• [WHAT THE TASK REQUIRES]:
Using the material below, repeat exactly the lines from the one with "Output the component" through the one with "const TOP_Y_LABELS = ['1', '-1'];", ends included, without any images.

• [INFORMATION PROVIDED]:
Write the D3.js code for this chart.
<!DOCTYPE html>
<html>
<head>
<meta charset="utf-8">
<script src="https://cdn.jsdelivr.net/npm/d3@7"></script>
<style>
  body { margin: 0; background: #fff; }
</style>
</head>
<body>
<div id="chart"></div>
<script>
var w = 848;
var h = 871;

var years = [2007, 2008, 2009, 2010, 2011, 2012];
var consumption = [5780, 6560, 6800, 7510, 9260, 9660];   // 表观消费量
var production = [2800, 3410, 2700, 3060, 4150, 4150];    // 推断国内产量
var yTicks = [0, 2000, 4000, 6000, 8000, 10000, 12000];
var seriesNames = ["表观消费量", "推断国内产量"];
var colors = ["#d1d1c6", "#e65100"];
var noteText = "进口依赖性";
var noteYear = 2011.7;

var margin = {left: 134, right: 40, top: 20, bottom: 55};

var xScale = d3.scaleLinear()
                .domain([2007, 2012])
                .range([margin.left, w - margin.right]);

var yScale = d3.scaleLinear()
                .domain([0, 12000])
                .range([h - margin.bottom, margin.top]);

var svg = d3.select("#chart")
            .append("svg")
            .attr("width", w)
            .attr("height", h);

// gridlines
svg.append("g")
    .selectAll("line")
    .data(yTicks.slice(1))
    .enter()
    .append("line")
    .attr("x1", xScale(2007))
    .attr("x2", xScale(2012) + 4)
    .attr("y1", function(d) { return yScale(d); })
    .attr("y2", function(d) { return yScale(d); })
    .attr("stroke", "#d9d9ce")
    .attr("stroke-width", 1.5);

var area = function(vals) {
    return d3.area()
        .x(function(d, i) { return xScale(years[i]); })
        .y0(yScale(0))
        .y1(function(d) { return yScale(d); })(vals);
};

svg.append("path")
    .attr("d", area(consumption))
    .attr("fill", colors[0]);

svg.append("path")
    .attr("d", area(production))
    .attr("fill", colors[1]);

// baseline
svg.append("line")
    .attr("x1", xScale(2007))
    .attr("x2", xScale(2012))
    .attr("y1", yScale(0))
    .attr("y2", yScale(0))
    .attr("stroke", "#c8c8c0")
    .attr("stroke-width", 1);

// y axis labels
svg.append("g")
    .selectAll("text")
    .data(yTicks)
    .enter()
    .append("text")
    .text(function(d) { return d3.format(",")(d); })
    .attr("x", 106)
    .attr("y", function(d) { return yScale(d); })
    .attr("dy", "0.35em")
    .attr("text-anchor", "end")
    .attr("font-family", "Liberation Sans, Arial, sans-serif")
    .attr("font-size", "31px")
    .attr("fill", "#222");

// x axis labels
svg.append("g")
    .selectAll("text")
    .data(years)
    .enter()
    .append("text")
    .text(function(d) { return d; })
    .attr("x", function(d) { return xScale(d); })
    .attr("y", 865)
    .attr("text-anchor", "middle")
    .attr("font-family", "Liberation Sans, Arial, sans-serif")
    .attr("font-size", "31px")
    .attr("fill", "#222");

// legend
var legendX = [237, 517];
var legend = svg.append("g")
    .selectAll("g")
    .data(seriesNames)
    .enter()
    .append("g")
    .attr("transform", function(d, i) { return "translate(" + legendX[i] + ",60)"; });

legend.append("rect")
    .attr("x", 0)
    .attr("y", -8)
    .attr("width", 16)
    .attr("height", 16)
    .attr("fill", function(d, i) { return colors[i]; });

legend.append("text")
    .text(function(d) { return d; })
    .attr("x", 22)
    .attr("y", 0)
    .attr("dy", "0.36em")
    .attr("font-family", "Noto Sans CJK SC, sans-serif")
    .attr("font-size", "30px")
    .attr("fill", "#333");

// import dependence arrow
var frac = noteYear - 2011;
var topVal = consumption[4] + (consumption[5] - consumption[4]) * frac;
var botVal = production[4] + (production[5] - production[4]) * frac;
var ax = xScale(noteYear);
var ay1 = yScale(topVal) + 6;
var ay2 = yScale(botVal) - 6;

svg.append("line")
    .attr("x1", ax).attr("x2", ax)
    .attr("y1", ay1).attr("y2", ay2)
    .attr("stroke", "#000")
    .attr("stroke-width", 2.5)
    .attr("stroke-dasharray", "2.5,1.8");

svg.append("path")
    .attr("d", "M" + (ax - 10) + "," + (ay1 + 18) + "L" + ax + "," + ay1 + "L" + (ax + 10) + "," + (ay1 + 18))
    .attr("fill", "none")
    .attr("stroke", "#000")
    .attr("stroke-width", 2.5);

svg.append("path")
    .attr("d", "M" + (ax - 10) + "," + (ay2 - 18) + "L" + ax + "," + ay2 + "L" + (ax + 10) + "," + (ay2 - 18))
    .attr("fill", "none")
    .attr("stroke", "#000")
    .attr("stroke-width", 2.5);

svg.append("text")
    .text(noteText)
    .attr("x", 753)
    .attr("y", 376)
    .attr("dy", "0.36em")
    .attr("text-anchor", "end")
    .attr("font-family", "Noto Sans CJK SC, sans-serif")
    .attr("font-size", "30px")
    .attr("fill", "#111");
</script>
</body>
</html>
--
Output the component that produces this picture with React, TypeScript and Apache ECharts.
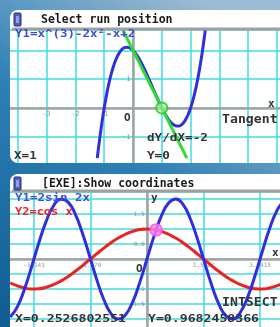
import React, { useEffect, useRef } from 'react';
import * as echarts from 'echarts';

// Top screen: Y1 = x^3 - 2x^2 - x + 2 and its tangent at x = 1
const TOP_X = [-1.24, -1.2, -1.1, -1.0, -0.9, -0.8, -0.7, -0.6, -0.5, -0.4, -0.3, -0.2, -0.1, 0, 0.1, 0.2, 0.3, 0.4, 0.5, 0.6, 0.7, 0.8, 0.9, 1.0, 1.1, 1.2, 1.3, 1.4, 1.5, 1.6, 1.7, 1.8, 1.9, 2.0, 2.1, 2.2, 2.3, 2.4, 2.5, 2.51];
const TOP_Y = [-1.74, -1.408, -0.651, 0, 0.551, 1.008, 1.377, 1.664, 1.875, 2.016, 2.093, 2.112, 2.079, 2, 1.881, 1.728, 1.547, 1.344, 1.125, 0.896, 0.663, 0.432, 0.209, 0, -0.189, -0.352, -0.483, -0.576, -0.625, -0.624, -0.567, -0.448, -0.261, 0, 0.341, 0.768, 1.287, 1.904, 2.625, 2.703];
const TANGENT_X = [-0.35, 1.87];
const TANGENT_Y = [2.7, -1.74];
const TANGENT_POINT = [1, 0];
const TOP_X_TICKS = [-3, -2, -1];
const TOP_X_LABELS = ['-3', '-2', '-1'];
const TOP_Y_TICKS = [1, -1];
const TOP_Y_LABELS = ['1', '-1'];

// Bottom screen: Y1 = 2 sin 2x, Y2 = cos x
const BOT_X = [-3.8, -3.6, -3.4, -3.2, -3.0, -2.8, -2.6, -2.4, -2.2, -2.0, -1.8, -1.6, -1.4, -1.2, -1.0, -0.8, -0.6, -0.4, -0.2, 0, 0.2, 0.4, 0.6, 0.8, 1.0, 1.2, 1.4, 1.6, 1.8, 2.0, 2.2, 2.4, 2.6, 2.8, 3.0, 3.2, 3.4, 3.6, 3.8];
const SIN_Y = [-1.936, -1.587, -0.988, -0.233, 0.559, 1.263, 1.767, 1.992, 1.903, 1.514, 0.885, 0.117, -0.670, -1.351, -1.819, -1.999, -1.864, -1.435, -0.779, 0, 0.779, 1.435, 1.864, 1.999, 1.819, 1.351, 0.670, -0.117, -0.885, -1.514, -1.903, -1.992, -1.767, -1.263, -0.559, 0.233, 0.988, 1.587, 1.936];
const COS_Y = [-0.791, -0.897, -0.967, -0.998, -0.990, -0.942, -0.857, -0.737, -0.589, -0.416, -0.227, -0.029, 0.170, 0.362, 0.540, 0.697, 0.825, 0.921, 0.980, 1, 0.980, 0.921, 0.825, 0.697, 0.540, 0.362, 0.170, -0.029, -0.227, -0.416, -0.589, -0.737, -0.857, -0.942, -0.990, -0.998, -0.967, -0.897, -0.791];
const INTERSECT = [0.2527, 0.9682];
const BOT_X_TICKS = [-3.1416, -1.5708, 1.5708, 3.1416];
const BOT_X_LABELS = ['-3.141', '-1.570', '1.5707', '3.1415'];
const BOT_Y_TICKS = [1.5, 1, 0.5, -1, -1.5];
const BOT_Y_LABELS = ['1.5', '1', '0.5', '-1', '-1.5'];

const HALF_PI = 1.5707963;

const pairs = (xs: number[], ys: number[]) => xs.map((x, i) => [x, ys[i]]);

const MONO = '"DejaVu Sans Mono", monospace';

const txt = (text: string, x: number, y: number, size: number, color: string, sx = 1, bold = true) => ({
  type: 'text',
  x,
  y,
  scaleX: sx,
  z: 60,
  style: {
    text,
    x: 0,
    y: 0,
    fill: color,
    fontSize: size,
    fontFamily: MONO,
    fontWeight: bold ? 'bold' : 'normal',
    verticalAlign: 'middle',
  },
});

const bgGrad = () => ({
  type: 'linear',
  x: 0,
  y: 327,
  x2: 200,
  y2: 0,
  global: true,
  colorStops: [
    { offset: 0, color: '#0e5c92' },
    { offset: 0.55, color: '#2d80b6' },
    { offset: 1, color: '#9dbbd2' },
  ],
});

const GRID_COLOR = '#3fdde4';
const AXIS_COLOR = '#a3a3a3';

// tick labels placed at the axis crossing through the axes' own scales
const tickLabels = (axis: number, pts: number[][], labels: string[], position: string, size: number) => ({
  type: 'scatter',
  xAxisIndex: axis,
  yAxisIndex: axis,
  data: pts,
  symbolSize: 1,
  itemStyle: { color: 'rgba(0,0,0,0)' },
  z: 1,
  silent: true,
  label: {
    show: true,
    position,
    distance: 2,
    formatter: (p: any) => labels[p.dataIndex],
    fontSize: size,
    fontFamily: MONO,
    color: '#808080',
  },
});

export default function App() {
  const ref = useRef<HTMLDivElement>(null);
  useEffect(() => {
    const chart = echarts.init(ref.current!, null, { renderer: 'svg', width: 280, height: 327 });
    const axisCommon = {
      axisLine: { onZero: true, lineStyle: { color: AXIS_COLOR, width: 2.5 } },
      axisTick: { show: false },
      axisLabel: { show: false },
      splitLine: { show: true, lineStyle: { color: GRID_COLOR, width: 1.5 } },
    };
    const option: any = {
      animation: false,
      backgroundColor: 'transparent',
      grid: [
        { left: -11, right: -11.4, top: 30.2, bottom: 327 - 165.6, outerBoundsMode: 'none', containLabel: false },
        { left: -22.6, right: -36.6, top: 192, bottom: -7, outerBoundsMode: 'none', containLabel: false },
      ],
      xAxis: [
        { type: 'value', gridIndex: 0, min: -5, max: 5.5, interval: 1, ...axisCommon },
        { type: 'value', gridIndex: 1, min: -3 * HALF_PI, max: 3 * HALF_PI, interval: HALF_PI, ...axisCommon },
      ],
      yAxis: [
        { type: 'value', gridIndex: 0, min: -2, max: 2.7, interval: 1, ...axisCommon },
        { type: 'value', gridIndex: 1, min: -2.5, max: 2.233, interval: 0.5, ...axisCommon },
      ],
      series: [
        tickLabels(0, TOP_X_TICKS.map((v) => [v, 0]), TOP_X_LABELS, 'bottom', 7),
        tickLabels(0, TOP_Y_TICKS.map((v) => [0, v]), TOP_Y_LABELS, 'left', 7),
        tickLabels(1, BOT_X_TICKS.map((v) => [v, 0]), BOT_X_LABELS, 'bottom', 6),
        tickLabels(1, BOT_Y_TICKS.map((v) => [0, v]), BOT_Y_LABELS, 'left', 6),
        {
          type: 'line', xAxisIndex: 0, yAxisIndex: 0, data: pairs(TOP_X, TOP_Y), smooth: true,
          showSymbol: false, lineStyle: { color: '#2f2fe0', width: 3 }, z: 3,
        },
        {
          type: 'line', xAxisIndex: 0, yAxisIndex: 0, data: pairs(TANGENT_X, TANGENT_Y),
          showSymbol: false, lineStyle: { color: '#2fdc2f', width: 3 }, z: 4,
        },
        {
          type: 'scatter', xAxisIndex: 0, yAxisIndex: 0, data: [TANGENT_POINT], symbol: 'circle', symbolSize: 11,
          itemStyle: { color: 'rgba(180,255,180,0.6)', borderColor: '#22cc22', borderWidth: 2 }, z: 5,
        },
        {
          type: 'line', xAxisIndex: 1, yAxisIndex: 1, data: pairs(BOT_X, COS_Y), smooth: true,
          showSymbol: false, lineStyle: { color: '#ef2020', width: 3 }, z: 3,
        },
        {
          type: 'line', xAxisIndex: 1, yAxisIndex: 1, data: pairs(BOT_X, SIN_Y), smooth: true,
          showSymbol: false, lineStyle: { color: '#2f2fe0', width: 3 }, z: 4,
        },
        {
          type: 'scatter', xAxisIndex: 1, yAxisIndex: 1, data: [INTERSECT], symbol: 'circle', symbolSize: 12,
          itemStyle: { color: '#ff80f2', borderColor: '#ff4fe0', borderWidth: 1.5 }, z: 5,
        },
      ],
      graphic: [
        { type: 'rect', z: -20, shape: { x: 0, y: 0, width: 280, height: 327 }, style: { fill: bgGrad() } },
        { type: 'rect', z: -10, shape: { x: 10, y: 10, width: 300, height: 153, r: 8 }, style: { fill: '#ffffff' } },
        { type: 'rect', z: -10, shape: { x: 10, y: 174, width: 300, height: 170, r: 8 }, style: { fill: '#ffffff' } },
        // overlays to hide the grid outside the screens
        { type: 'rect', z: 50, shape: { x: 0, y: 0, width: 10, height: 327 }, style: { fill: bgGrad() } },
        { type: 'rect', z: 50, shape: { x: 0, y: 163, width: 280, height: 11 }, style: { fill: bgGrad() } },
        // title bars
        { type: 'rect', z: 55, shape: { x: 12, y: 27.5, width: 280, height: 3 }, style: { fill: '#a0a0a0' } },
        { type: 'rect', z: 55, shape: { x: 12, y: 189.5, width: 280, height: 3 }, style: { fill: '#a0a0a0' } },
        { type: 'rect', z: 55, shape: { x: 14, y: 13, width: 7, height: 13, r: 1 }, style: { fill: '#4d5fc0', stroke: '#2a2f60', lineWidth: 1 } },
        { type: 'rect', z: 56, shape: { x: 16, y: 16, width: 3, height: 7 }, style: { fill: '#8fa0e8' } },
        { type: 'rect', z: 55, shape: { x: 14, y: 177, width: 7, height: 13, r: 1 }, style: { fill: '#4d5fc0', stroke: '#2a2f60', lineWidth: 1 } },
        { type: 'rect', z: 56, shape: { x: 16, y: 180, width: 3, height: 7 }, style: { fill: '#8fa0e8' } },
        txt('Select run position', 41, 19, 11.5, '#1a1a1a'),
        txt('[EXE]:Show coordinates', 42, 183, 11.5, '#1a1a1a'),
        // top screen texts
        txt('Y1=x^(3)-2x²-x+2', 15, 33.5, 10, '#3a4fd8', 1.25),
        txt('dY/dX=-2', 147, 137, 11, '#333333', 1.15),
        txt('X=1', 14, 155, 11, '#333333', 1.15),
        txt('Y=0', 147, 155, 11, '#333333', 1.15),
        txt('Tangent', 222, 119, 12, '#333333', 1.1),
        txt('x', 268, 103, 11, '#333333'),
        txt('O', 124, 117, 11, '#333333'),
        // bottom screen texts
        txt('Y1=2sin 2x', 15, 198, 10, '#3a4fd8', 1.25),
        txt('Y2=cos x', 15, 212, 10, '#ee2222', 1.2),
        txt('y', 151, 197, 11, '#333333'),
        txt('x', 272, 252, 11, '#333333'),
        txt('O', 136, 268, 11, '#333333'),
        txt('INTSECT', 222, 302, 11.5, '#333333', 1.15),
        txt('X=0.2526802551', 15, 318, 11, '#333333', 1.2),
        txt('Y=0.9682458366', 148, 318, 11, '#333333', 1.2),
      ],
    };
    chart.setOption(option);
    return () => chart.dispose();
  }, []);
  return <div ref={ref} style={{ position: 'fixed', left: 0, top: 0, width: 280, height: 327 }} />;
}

• [TASK RESPONSE]:
Output the component that produces this picture with React, TypeScript and Apache ECharts.
import React, { useEffect, useRef } from 'react';
import * as echarts from 'echarts';

// Top screen: Y1 = x^3 - 2x^2 - x + 2 and its tangent at x = 1
const TOP_X = [-1.24, -1.2, -1.1, -1.0, -0.9, -0.8, -0.7, -0.6, -0.5, -0.4, -0.3, -0.2, -0.1, 0, 0.1, 0.2, 0.3, 0.4, 0.5, 0.6, 0.7, 0.8, 0.9, 1.0, 1.1, 1.2, 1.3, 1.4, 1.5, 1.6, 1.7, 1.8, 1.9, 2.0, 2.1, 2.2, 2.3, 2.4, 2.5, 2.51];
const TOP_Y = [-1.74, -1.408, -0.651, 0, 0.551, 1.008, 1.377, 1.664, 1.875, 2.016, 2.093, 2.112, 2.079, 2, 1.881, 1.728, 1.547, 1.344, 1.125, 0.896, 0.663, 0.432, 0.209, 0, -0.189, -0.352, -0.483, -0.576, -0.625, -0.624, -0.567, -0.448, -0.261, 0, 0.341, 0.768, 1.287, 1.904, 2.625, 2.703];
const TANGENT_X = [-0.35, 1.87];
const TANGENT_Y = [2.7, -1.74];
const TANGENT_POINT = [1, 0];
const TOP_X_TICKS = [-3, -2, -1];
const TOP_X_LABELS = ['-3', '-2', '-1'];
const TOP_Y_TICKS = [1, -1];
const TOP_Y_LABELS = ['1', '-1'];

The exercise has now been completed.